I witnessed this hand recently, and would be curious to folks input. It was a small buy-in tourney. I was eliminated, and was dealing the bubble. 4 players remained as the blinds beat up the stacks.
Player A - Best player remaining (since I was dealing
) Aggresive, imaginative, knows the game well. Chip leader with 35 BB
Player B - Average 11 BB stack
Player C - Tight, straightforward player 20 BB
Player D - Uber Tight, Calling station at times. He had ~20 BB as well. If he enters preflop, he has a hand, and almost never folds until he sees the flop.
The Hand:
Player C folds
Player D opens the betting for 3x BB. He clearly has a hand. Pocket pairs and well related overs are most likely.
Player A folds
Player B finds AK in the BB, and moves all in. Player D calls and rolls 88.
The flop is Q J x…it does not improve for Player B, and he is eliminated.
My feeling was this: Given the calling station mentality of Player D preflop, and the Uber-tightness post flop, that a call for Player B might be a better play here, because it gives a better, scarier opportunity for Player D to fold. Call the preflop bet, the shove the flop, like an OOP stop-and-go. All the chips are going in regardless.
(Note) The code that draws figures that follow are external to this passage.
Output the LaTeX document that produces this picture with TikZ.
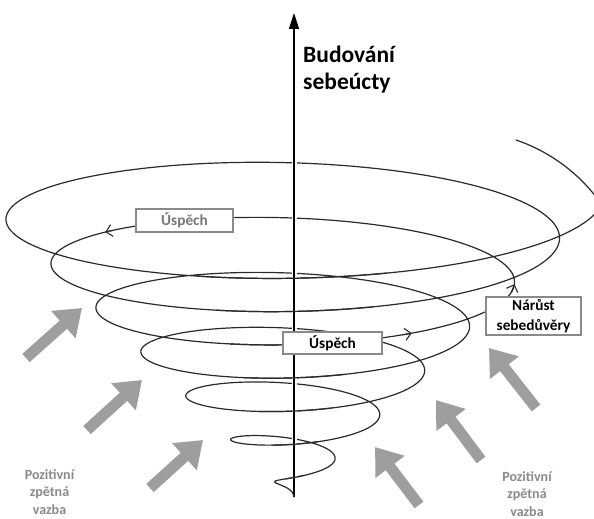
\documentclass[tikz,border=0pt]{standalone}
\usepackage{fontspec}
\setmainfont{Carlito}
\usetikzlibrary{arrows.meta}
\definecolor{spir}{HTML}{2A2A2A}
\definecolor{fb}{HTML}{9E9E9E}
\definecolor{boxc}{HTML}{8A8A8A}
\definecolor{lbl}{HTML}{8A8A8A}
\definecolor{tgray}{HTML}{777777}
\tikzset{
  spiral/.style={draw=spir, line width=1.2pt, line join=round, line cap=round},
  halo/.style={draw=white, line width=5pt},
  axisline/.style={draw=black, line width=1.3pt, -{Triangle[length=16pt,width=10pt]}},
  fbarrow/.style={draw=fb, line width=11pt, -{Triangle[length=25pt,width=35pt]}},
  tipbarb/.style={draw=spir, line width=1.1pt, -{Straight Barb[length=6pt,width=12pt]}},
  lbox/.style={draw=boxc, line width=1.1pt, fill=white, inner sep=0pt,
    font=\bfseries\fontsize{15.3}{20}\selectfont},
  fbtext/.style={text=lbl, font=\bfseries\fontsize{14}{17.5}\selectfont, align=center, inner sep=0pt},
  title/.style={anchor=base west, inner sep=0pt, font=\bfseries\fontsize{23.5}{26}\selectfont}
}
\begin{document}
\begin{tikzpicture}[x=1pt,y=-1pt,
  declare function={spx(\u)=294-(18+22.5*\u)*cos(180*\u);
                    spy(\u)=483-22.1*\u+5.5*(\u+0.5)*sin(180*\u);}]
\useasboundingbox (0,0) rectangle (594,519);
\clip (0,0) rectangle (594,519);
\fill[white] (0,0) rectangle (594,519);

% spiral body
\draw[spiral] plot[domain=0:13, samples=900, variable=\u] ({spx(\u)},{spy(\u)});
% last back part, top right
\coordinate (e0) at (615,240);
\coordinate (e1) at (516,140);
\draw[spiral] (e0) .. controls (612,205) and (570,158) .. (e1);

% axis
\coordinate (axb) at (294,497);
\coordinate (axt) at (294,13);
\draw[halo] (axb) -- (axt);
\draw[axisline] (axb) -- (axt);

% front halves redrawn over the axis
\foreach \k in {0,...,6}{
  \draw[spiral] plot[domain={2*\k+0.4}:{2*\k+0.6}, samples=20, variable=\u] ({spx(\u)},{spy(\u)});
}
% tail
\coordinate (s0) at ({spx(0)},{spy(0)});
\draw[spiral] (s0) .. controls (285,487) and (293,489) .. (axb);

% arrowheads on the spiral
\coordinate (a1s) at ({spx(9.775)},{spy(9.775)});
\coordinate (a1e) at ({spx(9.791)},{spy(9.791)});
\draw[tipbarb] (a1s) -- (a1e);
\coordinate (a2s) at ({spx(8.670)},{spy(8.670)});
\coordinate (a2e) at ({spx(8.686)},{spy(8.686)});
\draw[tipbarb] (a2s) -- (a2e);
\coordinate (a3s) at ({spx(8.955)},{spy(8.955)});
\coordinate (a3e) at ({spx(9.0)},{spy(9.0)});
\draw[tipbarb] (a3s) -- (a3e);

% boxes
\node[lbox, text=tgray, minimum width=97pt, minimum height=23pt] (usp1) at (184.5,220.5) {Úspěch};
\node[lbox, minimum width=99pt, minimum height=22pt] (usp2) at (332.5,343) {Úspěch};
\node[lbox, minimum width=95pt, minimum height=38pt, align=center] (nar) at (533.5,316) {Nárůst\\sebedůvěry};

% title
\node[title] (t1) at (303,63) {Budování};
\node[title] (t2) at (303,89) {sebeúcty};

% feedback labels
\node[fbtext] (fbl) at (49.5,492) {Pozitivní\\zpětná\\vazba};
\node[fbtext] (fbr) at (527,494) {Pozitivní\\zpětná\\vazba};

% gray arrows
\coordinate (l1a) at (26,358);  \coordinate (l1b) at (82,308);
\coordinate (l2a) at (87,430);  \coordinate (l2b) at (142,380);
\coordinate (l3a) at (150,488); \coordinate (l3b) at (203,440);
\coordinate (r1a) at (536,408); \coordinate (r1b) at (489,348);
\coordinate (r2a) at (481,460); \coordinate (r2b) at (436,400);
\coordinate (r3a) at (419,505); \coordinate (r3b) at (375,447);
\draw[fbarrow] (l1a) -- (l1b);
\draw[fbarrow] (l2a) -- (l2b);
\draw[fbarrow] (l3a) -- (l3b);
\draw[fbarrow] (r1a) -- (r1b);
\draw[fbarrow] (r2a) -- (r2b);
\draw[fbarrow] (r3a) -- (r3b);
\end{tikzpicture}
\end{document}
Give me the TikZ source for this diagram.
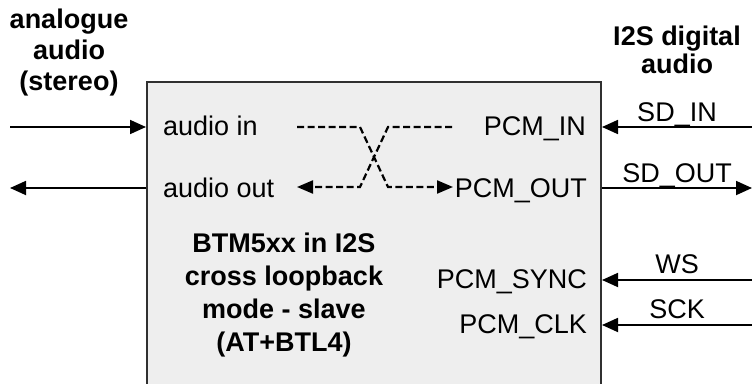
\documentclass[tikz,border=0pt]{standalone}
\usepackage{fontspec}
\setmainfont{Liberation Sans}
\usetikzlibrary{arrows.meta}
\definecolor{boxfill}{HTML}{EEEEEE}
\definecolor{boxline}{HTML}{303030}
\begin{document}
\begin{tikzpicture}[x=1pt,y=-1pt,
  txt/.style={inner sep=0pt,font=\fontsize{27}{31}\selectfont},
  btxt/.style={inner sep=0pt,font=\fontsize{27}{31}\selectfont\bfseries},
  sig/.style={line width=1.8pt,-{Triangle[length=16pt,width=14pt]}},
  loopline/.style={line width=2.2pt,dash pattern=on 7pt off 3.5pt,-{Triangle[length=16pt,width=13pt]}},
  chip/.style={draw=boxline,fill=boxfill,line width=2pt,minimum width=454pt,minimum height=318pt,inner sep=0pt}]
\useasboundingbox (0,0) rectangle (752,383);
\clip (0,0) rectangle (752,383);
% main box
\node[chip] (box) at (374,241) {};
% titles
\node[btxt,anchor=base] (t1) at (69,28) {analogue};
\node[btxt,anchor=base] (t2) at (69,59) {audio};
\node[btxt,anchor=base] (t3) at (69,90) {(stereo)};
\node[btxt,anchor=base] (r1) at (677,45) {I2S digital};
\node[btxt,anchor=base] (r2) at (677,73) {audio};
% box title
\node[btxt,anchor=base] (b1) at (284,252) {BTM5xx in I2S};
\node[btxt,anchor=base] (b2) at (284,285) {cross loopback};
\node[btxt,anchor=base] (b3) at (284,318) {mode - slave};
\node[btxt,anchor=base] (b4) at (284,351) {(AT+BTL4)};
% port labels
\node[txt,anchor=base west] (ain) at (163,135) {audio in};
\node[txt,anchor=base west] (aout) at (163,197) {audio out};
\node[txt,anchor=base east] (pin) at (586,135) {PCM\_IN};
\node[txt,anchor=base east] (pout) at (587,197) {PCM\_OUT};
\node[txt,anchor=base east] (psync) at (587,288) {PCM\_SYNC};
\node[txt,anchor=base east] (pclk) at (587,333) {PCM\_CLK};
% external labels
\node[txt,anchor=base] (lsdin) at (677,121) {SD\_IN};
\node[txt,anchor=base] (lsdout) at (677,182) {SD\_OUT};
\node[txt,anchor=base] (lws) at (677,273) {WS};
\node[txt,anchor=base] (lsck) at (677,318) {SCK};
% coordinates
\coordinate (inL) at (10,127);
\coordinate (outL) at (10,188);
\coordinate (sdinR) at (752,127);
\coordinate (sdoutR) at (752,188);
\coordinate (wsR) at (752,280);
\coordinate (sckR) at (752,325);
% external arrows
\draw[sig] (inL) -- (inL -| box.west);
\draw[sig] (outL -| box.west) -- (outL);
\draw[sig] (sdinR) -- (sdinR -| box.east);
\draw[sig] (sdoutR -| box.east) -- (sdoutR);
\draw[sig] (wsR) -- (wsR -| box.east);
\draw[sig] (sckR) -- (sckR -| box.east);
% cross loopback
\coordinate (a1) at (297,127);
\coordinate (a2) at (360,127);
\coordinate (a3) at (388,187);
\coordinate (a4) at (453,187);
\coordinate (c1) at (452,127);
\coordinate (c2) at (388,127);
\coordinate (c3) at (360,187);
\coordinate (c4) at (297,187);
\draw[loopline] (a1) -- (a2) -- (a3) -- (a4);
\draw[loopline] (c1) -- (c2) -- (c3) -- (c4);
\end{tikzpicture}
\end{document}
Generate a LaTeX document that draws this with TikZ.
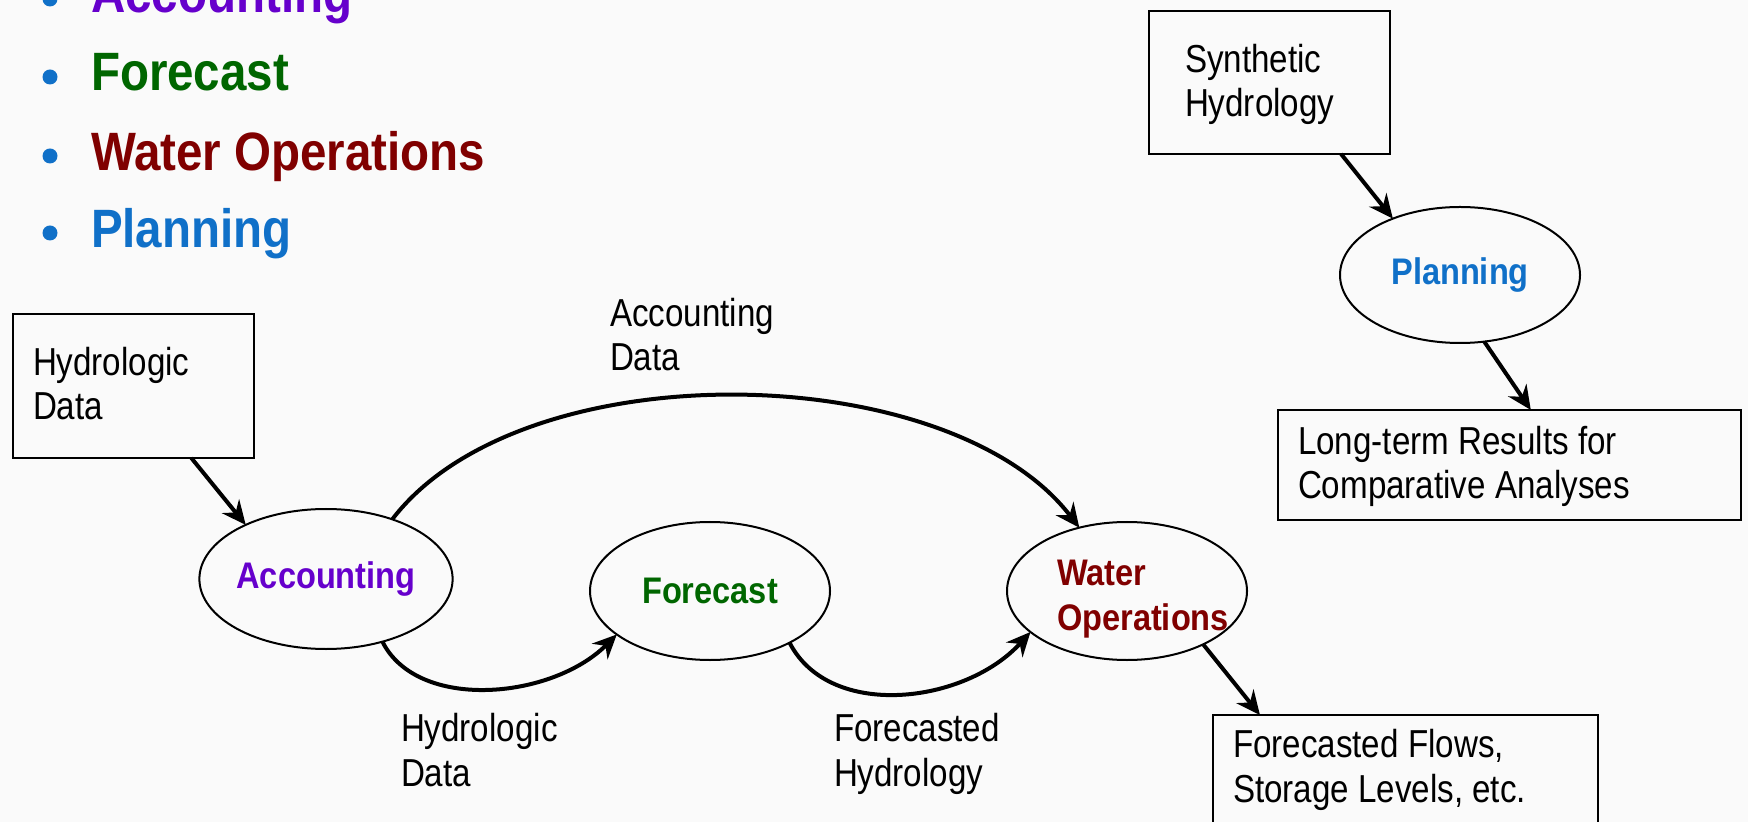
\documentclass[tikz,border=0pt]{standalone}
\usepackage{fontspec}
\setmainfont{Liberation Sans}[FakeStretch=0.88]
\newfontfamily\lblfont{Liberation Sans}[FakeStretch=0.85]
\usetikzlibrary{arrows.meta,shapes.geometric,calc}
\definecolor{bgc}{RGB}{250,250,250}
\definecolor{acccol}{RGB}{102,0,204}
\definecolor{forcol}{RGB}{0,102,0}
\definecolor{wocol}{RGB}{128,0,0}
\definecolor{plancol}{RGB}{16,112,200}
\begin{document}
\begin{tikzpicture}[x=0.5pt,y=-0.5pt,
  every node/.style={inner sep=0pt, outer sep=0pt},
  txt/.style={anchor=base west, align=left, font=\lblfont\fontsize{19.5}{22.25}\selectfont},
  wotxt/.style={anchor=base west, align=left, text=wocol, font=\fontsize{18.5}{22.25}\selectfont\bfseries},
  boxn/.style={draw, line width=1.3pt, rectangle},
  ell/.style={draw, ellipse, line width=1pt, minimum width=120pt, minimum height=69pt, font=\fontsize{18.5}{22.25}\selectfont\bfseries},
  arr/.style={line width=2pt, -{Stealth[length=12pt,width=11pt,inset=4pt]}},
  bul/.style={anchor=base west, font=\fontsize{27}{32}\selectfont\bfseries},
  bdot/.style={circle, fill=plancol, minimum size=7.5pt}
]
\clip (0,0) rectangle (1748,822);
\fill[bgc] (0,0) rectangle (1748,822);

% bullet list
\node[bdot] (d1) at (50,-1) {};
\node[bul, text=acccol] (b1) at (91,13) {Accounting};
\node[bdot] (d2) at (50,77) {};
\node[bul, text=forcol] (b2) at (91,91) {Forecast};
\node[bdot] (d3) at (50,156) {};
\node[bul, text=wocol] (b3) at (91,170.5) {Water Operations};
\node[bdot] (d4) at (50,233) {};
\node[bul, text=plancol] (b4) at (91,247.5) {Planning};

% boxes
\node[boxn, minimum width=120.5pt, minimum height=71.5pt] (synb) at (1269.5,82.5) {};
\node[txt] (synt) at (1185,117) {Synthetic\\Hydrology};
\node[boxn, minimum width=120.5pt, minimum height=72pt] (hydb) at (133.5,386) {};
\node[txt] (hydt) at (33,420) {Hydrologic\\Data};
\node[boxn, minimum width=231.5pt, minimum height=55pt] (ltb) at (1509.5,465) {};
\node[txt] (ltt) at (1298,499) {Long-term Results for\\Comparative Analyses};
\node[boxn, minimum width=192.5pt, minimum height=57.5pt] (flb) at (1405.5,772.5) {};
\node[txt] (flt) at (1233,802) {Forecasted Flows,\\Storage Levels, etc.};

% ellipses
\node[ell, minimum height=68pt, text=plancol] (plan) at (1460,275) {Planning};
\node[ell, minimum height=70pt, text=acccol] (acc) at (326,579) {Accounting};
\node[ell, text=forcol] (fore) at (710,591) {Forecast};
\node[ell] (wo) at (1127,591) {};
\node[wotxt] (wot) at (1057,630) {Water\\Operations};

% connector labels
\node[txt] (lacc) at (610,371) {Accounting\\Data};
\node[txt] (lhyd) at (401,786) {Hydrologic\\Data};
\node[txt] (lfor) at (834,786) {Forecasted\\Hydrology};

% connectors
\draw[arr] ($(synb.south west)!0.797!(synb.south east)$) -- (plan.140);
\draw[arr] (plan.-70) -- ($(ltb.north west)!0.546!(ltb.north east)$);
\draw[arr] ($(hydb.south west)!0.74!(hydb.south east)$) -- (acc.146);
\draw[arr] (wo.-35) -- ($(flb.north west)!0.122!(flb.north east)$);
\draw[arr] (acc.42) .. controls +(130,-170) and +(-130,-170) .. (wo.127);
\draw[arr] (acc.-48) .. controls +(35,70) and +(-65,65) .. (fore.-155);
\draw[arr] (fore.-33) .. controls +(40,78) and +(-65,72) .. (wo.-157);
\end{tikzpicture}
\end{document}
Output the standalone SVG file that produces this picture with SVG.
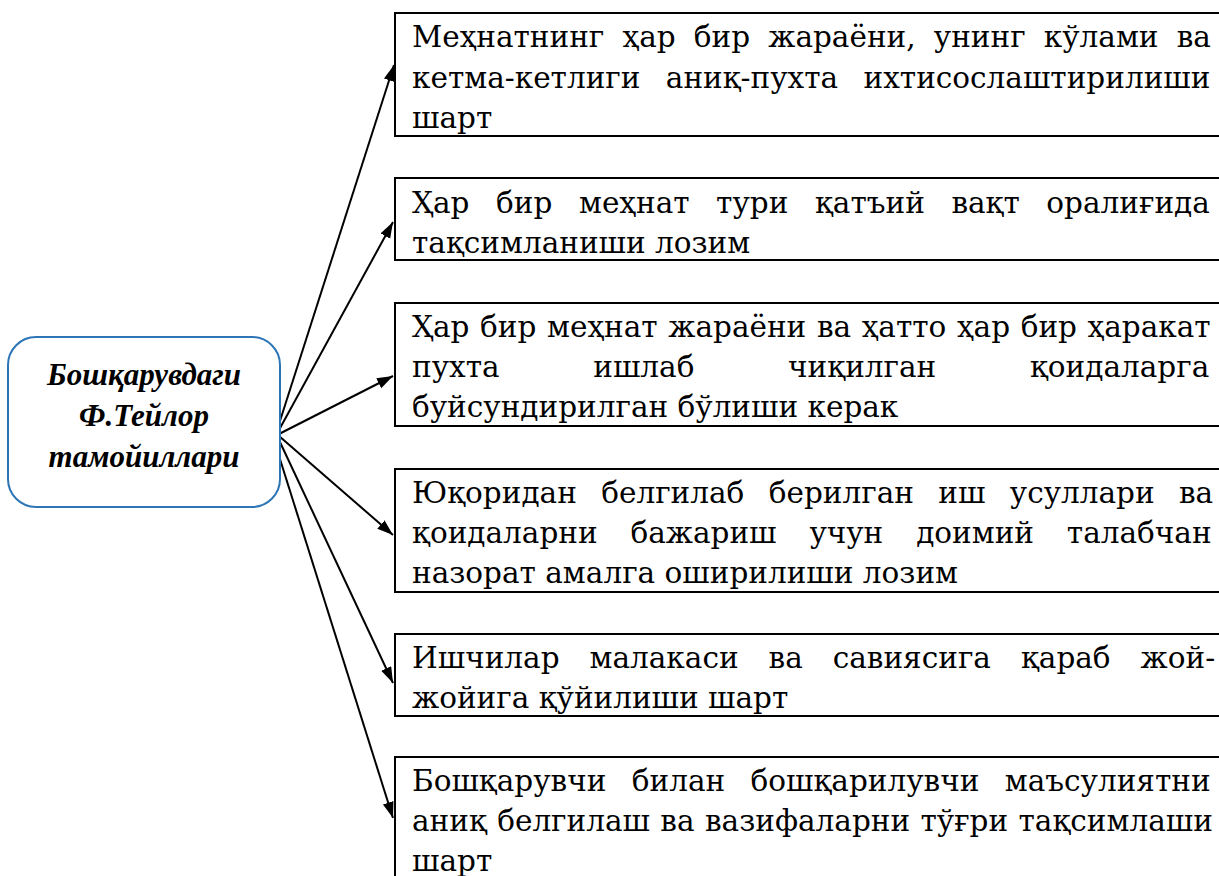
<svg xmlns="http://www.w3.org/2000/svg" width="1219" height="876" viewBox="0 0 1219 876">
<style>
.box{fill:#fff;stroke:#000;stroke-width:2}
.t{font-family:"DejaVu Serif","Liberation Serif",serif;font-size:29.5px;fill:#000}
.c{font-family:"Liberation Serif","Times New Roman",serif;font-size:31px;font-weight:bold;font-style:italic;text-anchor:middle;fill:#000}
.ln{stroke:#000;stroke-width:2;fill:none;marker-end:url(#ah)}
</style>
<defs>
<marker id="ah" markerUnits="userSpaceOnUse" markerWidth="18" markerHeight="12" refX="16" refY="5.5" orient="auto">
<path d="M0,0 L16,5.5 L0,11 z" fill="#000"/>
</marker>
</defs>
<rect width="1219" height="876" fill="#fff"/>
<g id="connectors">
<line class="ln" x1="279" y1="424" x2="394" y2="65"/>
<line class="ln" x1="279" y1="430" x2="393" y2="222"/>
<line class="ln" x1="279" y1="434" x2="393" y2="376"/>
<line class="ln" x1="279" y1="436" x2="393" y2="535"/>
<line class="ln" x1="279" y1="440" x2="393" y2="683"/>
<line class="ln" x1="279" y1="456" x2="393" y2="818"/>
</g>
<g id="center">
<rect x="8" y="337" width="272" height="170" rx="28" ry="28" fill="#fff" stroke="#2E75B6" stroke-width="2"/>
<text class="c" x="144" y="385">Бошқарувдаги</text>
<text class="c" x="144" y="426">Ф.Тейлор</text>
<text class="c" x="144" y="467">тамойиллари</text>
</g>
<g id="box1">
<rect class="box" x="395" y="13" width="840" height="123"/>
<text class="t" x="412" y="47" word-spacing="8.8">Меҳнатнинг ҳар бир жараёни, унинг кўлами ва</text>
<text class="t" x="412" y="88" word-spacing="16">кетма-кетлиги аниқ-пухта ихтисослаштирилиши</text>
<text class="t" x="412" y="128">шарт</text>
</g>
<g id="box2">
<rect class="box" x="395" y="178" width="840" height="82"/>
<text class="t" x="412" y="213" word-spacing="17.2">Ҳар бир меҳнат тури қатъий вақт оралиғида</text>
<text class="t" x="412" y="253">тақсимланиши лозим</text>
</g>
<g id="box3">
<rect class="box" x="395" y="303" width="840" height="123"/>
<text class="t" x="412" y="337" word-spacing="1.25">Ҳар бир меҳнат жараёни ва ҳатто ҳар бир ҳаракат</text>
<text class="t" x="412" y="377" word-spacing="84.3">пухта ишлаб чиқилган қоидаларга</text>
<text class="t" x="412" y="417">буйсундирилган бўлиши керак</text>
</g>
<g id="box4">
<rect class="box" x="395" y="469" width="840" height="123"/>
<text class="t" x="412" y="503" word-spacing="15">Юқоридан белгилаб берилган иш усуллари ва</text>
<text class="t" x="412" y="543" word-spacing="23.5">қоидаларни бажариш учун доимий талабчан</text>
<text class="t" x="412" y="583">назорат амалга оширилиши лозим</text>
</g>
<g id="box5">
<rect class="box" x="395" y="634" width="840" height="82"/>
<text class="t" x="412" y="668" word-spacing="20.6">Ишчилар малакаси ва савиясига қараб жой-</text>
<text class="t" x="412" y="708">жойига қўйилиши шарт</text>
</g>
<g id="box6">
<rect class="box" x="395" y="757" width="840" height="140"/>
<text class="t" x="412" y="791" word-spacing="16">Бошқарувчи билан бошқарилувчи маъсулиятни</text>
<text class="t" x="412" y="831" word-spacing="1">аниқ белгилаш ва вазифаларни тўғри тақсимлаши</text>
<text class="t" x="412" y="871">шарт</text>
</g>
</svg>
I pondering this conclusion regardless of the actual results (the board with a Q and J are perfect for this one hand), but I am more thinking about a random flop. All unders to the 8’s would get called…a board with and A or K might not (which would really be unfortunate for Player B). This is ONLY against Player D. Is the OOP stop-and-go worth it for some fold equity? Or is it simply always, always shove time?